Llegado el momento, se ofrendan las tortillas y se ponen a cocer. Al terminar su cocimiento, se sacan las tortillas ofrendadas y, ya cocidas, se amasan hasta convertirlas en un material colado que se revuelve con achiote. Se comparte a todos los participantes hacia el mediodía ya con la comida realizada por las mujeres.
Distribución:
queda Terminado el rito y la comida ritual que lo finaliza, viene la repartición. Después de agradecer a la Divinidad su intervención para que la lluvia caiga, de manera que haya siembra y cosecha y alimento para los animales, la comida restante, que es abundante, se divide equitativamente entre las familias participantes, para que cada una pueda llevar algo a sus casas y compartirlo con las personas que no pudieron asistir. Esto subraya que la bendición de la lluvia que se implora, y que queda significada en la comida que se comparte, no es solamente para los que estuvieron en el rito sino que, generosamente, se comparte con las demás familias.
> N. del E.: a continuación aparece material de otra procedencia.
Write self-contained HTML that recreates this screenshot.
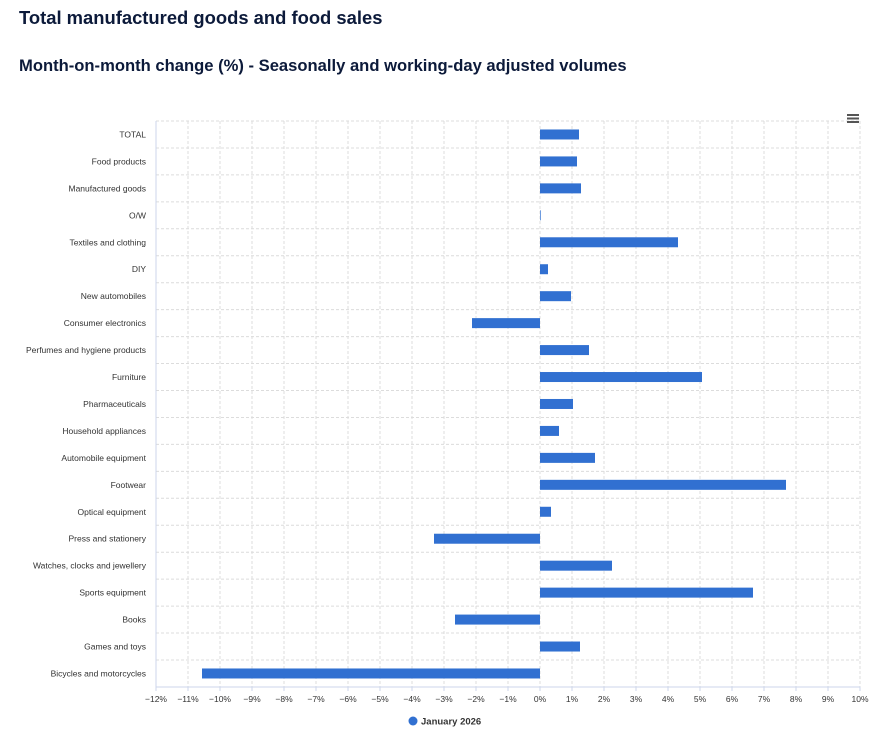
<!DOCTYPE html>
<html><head><meta charset="utf-8"><style>
body{margin:0;background:#fff;font-family:"Liberation Sans",sans-serif;}
.t1{position:absolute;left:19px;top:7px;font-size:18.4px;font-weight:bold;color:#0c1a3a;}
.t2{position:absolute;left:19px;top:56px;font-size:16.6px;font-weight:bold;color:#0c1a3a;}
</style></head><body>
<div class="t1">Total manufactured goods and food sales</div>
<div class="t2">Month-on-month change (%) - Seasonally and working-day adjusted volumes</div>
<svg width="895" height="741" style="position:absolute;left:0;top:0" font-family="Liberation Sans, sans-serif">
<g id="g"></g>
<g fill="#555" transform="translate(847,114)"><rect width="12" height="2"/><rect y="3.5" width="12" height="2"/><rect y="7" width="12" height="2"/></g>
<circle cx="413" cy="721" r="4.5" fill="#3170d1"/>
<text x="421" y="724.5" font-size="9.5" font-weight="bold" fill="#333">January 2026</text>
</svg>
<script>
(function(){
var labels=["TOTAL","Food products","Manufactured goods","O/W","Textiles and clothing","DIY","New automobiles","Consumer electronics","Perfumes and hygiene products","Furniture","Pharmaceuticals","Household appliances","Automobile equipment","Footwear","Optical equipment","Press and stationery","Watches, clocks and jewellery","Sports equipment","Books","Games and toys","Bicycles and motorcycles"];
var ends=[579,577,581,540.7,678,548,571,472,589,702,573,559,595,786,551,434,612,753,455,580,202];
var s="",T=121,H=26.95,B=T+21*H;
for(var i=0;i<=22;i++){var x=156+i*32;
 if(i>0)s+='<line x1="'+x+'" y1="'+T+'" x2="'+x+'" y2="'+B+'" stroke="#dcdcdc" stroke-dasharray="3,2"/>';
 var v=i-12;s+='<text x="'+x+'" y="'+(B+15)+'" font-size="8.5" fill="#333" text-anchor="middle">'+(v<0?'\u2212'+(-v):v)+'%</text>';
 s+='<line x1="'+x+'" y1="'+B+'" x2="'+x+'" y2="'+(B+4)+'" stroke="#ccd6eb"/>';}
for(var j=0;j<21;j++){var y=T+j*H;
 s+='<line x1="156" y1="'+y+'" x2="860" y2="'+y+'" stroke="#dcdcdc" stroke-dasharray="3,2"/>';
 var c=y+H/2;s+='<text x="146" y="'+(c+3)+'" font-size="8.5" fill="#333" text-anchor="end">'+labels[j]+'</text>';
 var a=Math.min(540,ends[j]),b=Math.max(540,ends[j]);
 s+='<rect x="'+a+'" y="'+(c-5)+'" width="'+(b-a)+'" height="10" fill="#3170d1"/>';}
s+='<line x1="156" y1="'+T+'" x2="156" y2="'+B+'" stroke="#ccd6eb"/><line x1="156" y1="'+B+'" x2="860" y2="'+B+'" stroke="#ccd6eb"/>';
document.getElementById("g").innerHTML=s;
})();
</script>
</body></html>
Casi se puede oír el eco de aquella cita evangélica: “Así serán dignos hijos de su Padre del cielo, que manda la lluvia sobre justos e injustos y hace salir su sol sobre buenos y malos…” (Mt 5.45)
La riqueza espiritual de esta práctica religiosa ancestral tiene, seguramente, muchos matices que no me siento autorizado a desgranar. Vayan estas líneas solamente como signo de mi profunda admiración por el pueblo maya y sus símbolos. Y como denuncia, claro, de la ignorancia y estulticia de quienes hablan de los mayas como si de un pueblo desaparecido y extinto se tratara.